Belanda berupaya merendam perlawanan rakyat Blitar dengan mengeluarkan Staatsblad van Nederlandche Indie nomor 150 tanggal 1 April 1906.
Isinya adalah menetapkan pembentukan Gemeente Blitar. Istilah Gemeente adalah istilah bahasa Belanda yang merujuk pada pembagian wilayah administrasi, yang dapat diterjemahkan sebagai kotamadya.
Tanggal penetapan Gemeente Blitar sekaligus dikukuhkan sebagai hari lahir Kota Blitar, yaitu tanggal 1 April 1906.
Pada 1942, Jepang berhasil menduduki Kota Blitar dan mengganti istilah Gemeente Blitar menjadi Blitar Shi yang diperkuat dengan hukum yang bernama Osamu Seerai.
Pada masa kedudukan Jepang, rakyat Blitar belum berhenti melakukan pemberontakan.
Bukti paling kuat adalah pemberontakan PETA yang dipimpin oleh Sudancho Supriyadi.
Pergolakan PETA yang terjadi pada tanggal 14 Februari 1945 merupakan pembrontakan paling dasyat atas kedudukan Jepang di Indonesia.
Pembrontakan tersebut sebagai bentuk empati tentara PETA atas kesengsaraan rakyat Indonesia akibat penjajahan Jepang.

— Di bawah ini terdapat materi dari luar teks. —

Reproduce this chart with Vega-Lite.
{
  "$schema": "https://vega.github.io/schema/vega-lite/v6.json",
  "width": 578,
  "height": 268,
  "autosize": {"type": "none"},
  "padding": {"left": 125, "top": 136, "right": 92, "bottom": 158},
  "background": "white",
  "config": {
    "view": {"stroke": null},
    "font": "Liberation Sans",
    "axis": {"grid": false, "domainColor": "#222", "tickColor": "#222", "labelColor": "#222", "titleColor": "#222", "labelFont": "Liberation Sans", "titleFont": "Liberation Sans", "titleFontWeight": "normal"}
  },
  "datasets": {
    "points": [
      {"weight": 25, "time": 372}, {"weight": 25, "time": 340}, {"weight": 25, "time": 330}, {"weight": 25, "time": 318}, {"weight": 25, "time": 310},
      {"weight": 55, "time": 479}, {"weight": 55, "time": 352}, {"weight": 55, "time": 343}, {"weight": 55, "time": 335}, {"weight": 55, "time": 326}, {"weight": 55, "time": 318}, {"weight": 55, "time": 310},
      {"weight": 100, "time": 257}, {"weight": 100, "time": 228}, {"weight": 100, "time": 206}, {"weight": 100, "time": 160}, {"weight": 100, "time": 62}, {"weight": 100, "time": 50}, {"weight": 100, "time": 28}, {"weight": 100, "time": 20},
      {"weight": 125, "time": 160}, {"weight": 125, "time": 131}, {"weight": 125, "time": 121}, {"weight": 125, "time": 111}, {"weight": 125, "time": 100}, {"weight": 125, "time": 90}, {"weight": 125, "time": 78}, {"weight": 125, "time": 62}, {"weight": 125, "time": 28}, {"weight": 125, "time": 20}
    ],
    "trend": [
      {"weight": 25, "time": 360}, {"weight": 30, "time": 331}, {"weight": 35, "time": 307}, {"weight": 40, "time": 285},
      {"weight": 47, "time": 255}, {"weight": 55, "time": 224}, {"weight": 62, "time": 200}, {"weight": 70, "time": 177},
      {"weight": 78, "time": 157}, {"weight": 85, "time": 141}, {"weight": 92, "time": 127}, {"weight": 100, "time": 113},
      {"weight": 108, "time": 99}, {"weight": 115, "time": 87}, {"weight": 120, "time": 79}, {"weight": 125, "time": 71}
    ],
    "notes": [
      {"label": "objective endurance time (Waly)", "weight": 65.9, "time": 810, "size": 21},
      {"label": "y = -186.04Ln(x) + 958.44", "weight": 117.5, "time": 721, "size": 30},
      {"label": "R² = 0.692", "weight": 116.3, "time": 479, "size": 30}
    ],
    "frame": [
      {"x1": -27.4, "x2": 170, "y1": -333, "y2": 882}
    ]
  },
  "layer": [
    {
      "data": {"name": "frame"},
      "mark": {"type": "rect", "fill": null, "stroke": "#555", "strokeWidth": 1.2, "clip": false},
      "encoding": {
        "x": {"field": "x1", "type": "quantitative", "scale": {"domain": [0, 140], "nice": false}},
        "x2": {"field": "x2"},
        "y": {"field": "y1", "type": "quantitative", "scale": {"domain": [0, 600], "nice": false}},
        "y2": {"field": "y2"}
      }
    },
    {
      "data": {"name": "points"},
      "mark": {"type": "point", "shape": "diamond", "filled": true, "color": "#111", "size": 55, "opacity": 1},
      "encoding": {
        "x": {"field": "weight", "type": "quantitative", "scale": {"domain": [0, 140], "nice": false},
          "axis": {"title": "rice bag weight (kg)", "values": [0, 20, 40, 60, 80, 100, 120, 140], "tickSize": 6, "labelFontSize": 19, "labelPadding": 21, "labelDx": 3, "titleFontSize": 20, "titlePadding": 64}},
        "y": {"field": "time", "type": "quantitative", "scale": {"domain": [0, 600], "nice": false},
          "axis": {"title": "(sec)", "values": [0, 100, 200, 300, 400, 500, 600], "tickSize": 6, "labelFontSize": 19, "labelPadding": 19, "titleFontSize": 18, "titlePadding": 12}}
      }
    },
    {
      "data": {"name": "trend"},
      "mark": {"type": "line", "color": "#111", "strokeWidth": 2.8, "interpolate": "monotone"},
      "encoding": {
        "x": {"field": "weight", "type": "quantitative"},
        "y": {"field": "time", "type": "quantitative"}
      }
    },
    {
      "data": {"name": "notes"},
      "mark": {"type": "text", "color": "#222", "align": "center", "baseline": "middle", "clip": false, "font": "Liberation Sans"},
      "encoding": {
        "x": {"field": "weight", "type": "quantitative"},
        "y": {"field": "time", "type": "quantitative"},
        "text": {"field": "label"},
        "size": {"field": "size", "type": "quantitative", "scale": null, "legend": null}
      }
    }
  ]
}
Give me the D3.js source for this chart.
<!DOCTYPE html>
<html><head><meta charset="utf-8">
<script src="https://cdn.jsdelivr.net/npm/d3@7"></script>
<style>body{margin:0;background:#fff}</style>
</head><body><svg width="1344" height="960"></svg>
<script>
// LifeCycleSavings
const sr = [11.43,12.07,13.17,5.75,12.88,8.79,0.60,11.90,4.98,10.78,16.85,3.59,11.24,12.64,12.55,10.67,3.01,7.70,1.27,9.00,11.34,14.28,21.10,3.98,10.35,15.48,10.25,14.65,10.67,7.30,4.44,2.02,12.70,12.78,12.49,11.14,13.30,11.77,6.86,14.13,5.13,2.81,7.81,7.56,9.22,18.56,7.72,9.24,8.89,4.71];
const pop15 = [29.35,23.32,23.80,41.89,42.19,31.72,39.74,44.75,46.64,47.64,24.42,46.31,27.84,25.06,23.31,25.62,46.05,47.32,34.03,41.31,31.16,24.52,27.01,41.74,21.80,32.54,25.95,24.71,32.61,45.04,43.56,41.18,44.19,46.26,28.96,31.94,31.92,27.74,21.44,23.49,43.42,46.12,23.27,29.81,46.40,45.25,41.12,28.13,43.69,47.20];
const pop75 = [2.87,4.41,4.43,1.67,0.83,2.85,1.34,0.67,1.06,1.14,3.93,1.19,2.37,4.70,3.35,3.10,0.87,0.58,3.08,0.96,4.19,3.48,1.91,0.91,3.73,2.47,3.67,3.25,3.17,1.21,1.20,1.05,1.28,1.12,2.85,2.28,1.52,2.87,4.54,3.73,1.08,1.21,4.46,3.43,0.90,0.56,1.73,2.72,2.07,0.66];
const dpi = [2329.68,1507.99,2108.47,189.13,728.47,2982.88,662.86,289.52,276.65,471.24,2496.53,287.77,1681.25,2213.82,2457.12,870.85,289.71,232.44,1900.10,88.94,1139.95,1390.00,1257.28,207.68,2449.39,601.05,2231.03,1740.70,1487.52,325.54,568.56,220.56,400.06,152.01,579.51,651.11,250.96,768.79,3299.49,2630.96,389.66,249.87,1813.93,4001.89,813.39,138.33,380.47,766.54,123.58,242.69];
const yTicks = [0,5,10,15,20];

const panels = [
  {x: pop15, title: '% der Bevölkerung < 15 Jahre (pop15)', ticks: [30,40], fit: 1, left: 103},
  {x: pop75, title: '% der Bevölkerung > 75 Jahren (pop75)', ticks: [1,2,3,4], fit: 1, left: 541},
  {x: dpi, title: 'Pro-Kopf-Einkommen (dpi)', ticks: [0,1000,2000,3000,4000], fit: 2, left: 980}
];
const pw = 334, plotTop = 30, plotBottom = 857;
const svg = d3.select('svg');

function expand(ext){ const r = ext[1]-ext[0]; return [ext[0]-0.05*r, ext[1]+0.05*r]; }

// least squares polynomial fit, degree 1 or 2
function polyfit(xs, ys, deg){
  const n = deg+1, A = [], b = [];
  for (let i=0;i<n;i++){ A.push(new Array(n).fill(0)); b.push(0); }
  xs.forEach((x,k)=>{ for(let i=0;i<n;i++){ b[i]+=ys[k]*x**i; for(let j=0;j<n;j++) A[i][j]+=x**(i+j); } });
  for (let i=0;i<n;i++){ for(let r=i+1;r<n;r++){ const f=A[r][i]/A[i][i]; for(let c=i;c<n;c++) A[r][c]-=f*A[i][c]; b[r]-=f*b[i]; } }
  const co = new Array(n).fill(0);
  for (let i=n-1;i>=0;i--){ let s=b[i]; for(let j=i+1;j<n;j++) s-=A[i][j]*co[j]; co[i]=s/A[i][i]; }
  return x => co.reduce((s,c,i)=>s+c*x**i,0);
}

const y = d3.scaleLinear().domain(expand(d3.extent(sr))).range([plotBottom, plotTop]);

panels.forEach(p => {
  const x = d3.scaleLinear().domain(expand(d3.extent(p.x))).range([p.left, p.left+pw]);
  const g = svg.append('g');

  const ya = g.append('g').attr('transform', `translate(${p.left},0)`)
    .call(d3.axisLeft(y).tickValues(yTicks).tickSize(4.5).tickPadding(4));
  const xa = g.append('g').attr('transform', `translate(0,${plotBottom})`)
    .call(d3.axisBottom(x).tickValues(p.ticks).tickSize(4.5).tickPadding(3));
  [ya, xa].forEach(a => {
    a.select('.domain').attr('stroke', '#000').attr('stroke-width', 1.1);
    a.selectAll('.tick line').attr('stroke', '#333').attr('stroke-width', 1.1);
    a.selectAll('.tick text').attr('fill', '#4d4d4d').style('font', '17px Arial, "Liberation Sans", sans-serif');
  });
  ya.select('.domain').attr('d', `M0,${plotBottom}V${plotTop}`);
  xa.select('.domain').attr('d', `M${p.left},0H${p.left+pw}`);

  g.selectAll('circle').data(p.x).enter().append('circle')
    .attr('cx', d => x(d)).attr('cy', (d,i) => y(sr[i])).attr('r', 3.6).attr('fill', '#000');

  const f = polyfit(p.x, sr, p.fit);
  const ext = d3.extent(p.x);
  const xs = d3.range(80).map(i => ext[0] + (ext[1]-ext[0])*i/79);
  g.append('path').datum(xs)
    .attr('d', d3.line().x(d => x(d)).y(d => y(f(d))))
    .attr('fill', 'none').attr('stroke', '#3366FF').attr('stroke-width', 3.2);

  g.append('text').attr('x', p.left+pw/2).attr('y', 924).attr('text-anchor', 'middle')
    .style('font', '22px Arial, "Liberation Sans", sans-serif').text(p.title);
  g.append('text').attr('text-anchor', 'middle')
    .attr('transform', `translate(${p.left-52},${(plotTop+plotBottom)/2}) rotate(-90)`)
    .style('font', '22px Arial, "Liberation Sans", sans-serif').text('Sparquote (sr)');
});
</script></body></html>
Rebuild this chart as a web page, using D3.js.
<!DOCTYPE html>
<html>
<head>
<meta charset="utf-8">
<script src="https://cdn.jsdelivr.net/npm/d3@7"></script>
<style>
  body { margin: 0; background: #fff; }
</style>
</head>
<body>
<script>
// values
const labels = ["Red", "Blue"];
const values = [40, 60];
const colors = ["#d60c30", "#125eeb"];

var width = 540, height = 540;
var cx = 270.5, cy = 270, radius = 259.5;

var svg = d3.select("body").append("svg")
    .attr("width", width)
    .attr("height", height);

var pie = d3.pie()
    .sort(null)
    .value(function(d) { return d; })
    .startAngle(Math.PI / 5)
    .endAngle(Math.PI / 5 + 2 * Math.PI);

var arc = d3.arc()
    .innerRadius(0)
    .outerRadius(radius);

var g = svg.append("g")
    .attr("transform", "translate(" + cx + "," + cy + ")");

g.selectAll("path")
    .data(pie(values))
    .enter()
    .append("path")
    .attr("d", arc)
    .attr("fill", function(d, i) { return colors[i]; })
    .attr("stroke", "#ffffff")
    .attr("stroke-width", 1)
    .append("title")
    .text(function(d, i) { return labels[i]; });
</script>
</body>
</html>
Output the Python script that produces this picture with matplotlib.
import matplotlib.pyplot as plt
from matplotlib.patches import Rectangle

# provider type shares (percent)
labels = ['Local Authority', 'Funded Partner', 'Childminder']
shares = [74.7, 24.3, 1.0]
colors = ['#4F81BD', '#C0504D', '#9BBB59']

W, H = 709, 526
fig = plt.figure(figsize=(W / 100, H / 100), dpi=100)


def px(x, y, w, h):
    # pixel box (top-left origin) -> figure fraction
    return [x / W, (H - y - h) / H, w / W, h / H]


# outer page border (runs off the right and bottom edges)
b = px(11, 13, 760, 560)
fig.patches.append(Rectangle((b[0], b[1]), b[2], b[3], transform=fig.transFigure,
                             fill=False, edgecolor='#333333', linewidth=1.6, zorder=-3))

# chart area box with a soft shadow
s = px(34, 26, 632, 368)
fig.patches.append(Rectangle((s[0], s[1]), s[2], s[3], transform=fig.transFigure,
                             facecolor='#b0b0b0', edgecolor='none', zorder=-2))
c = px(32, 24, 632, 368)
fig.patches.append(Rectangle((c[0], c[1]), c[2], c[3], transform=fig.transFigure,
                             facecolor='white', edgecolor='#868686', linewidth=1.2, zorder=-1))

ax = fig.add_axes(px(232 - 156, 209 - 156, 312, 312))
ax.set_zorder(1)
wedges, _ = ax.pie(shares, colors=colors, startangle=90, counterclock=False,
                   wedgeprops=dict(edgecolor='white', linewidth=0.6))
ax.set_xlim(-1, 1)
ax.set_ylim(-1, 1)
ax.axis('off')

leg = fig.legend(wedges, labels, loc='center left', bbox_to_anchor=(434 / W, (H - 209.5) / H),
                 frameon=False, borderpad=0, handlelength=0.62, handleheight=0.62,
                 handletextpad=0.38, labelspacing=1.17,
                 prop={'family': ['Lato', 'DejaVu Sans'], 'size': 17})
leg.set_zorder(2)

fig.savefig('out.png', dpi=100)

Dalam otobiografi Bung Karno yang ditulis Cindy Adams, konon Suprijadi pada tanggal 14 Februari 1945 juga sempat berdiskusi dengan Soekarno mengenai rencana pembrontakannya.
Saat itu, Soekarno tengah berkunjung di Ndalem Gebang. Namun Soekarno tidak memberikan dukungan nyata.
Soekarno beranggapan lebih penting untuk mempertahankan pasukan PETA sebagai bagian untuk memperebutkan kemerdekaan.
Di luar pemberontakan tersebut, Partohardjono, salah seorang anggota pasukan Supriyadi mengibarkan bendera Merah Putih di tiang bendera di seberang asrama PETA.
Saat ini tiang bendera tersebut berada dalam kompleks TMP Raden Widjaya atau Monumen Potlot.
Pemberontakan PETA yang berlangsung beberapa jam dipandang kurang efektif, meskipun seluruh anggota pasukan PETA yang memberontak ditangkap kecuali Supriyadi.
Namun pembrontakan tersebut berhasil membuka mata dunia dan menjadi catatan dalam sejarah perjuangan bangsa.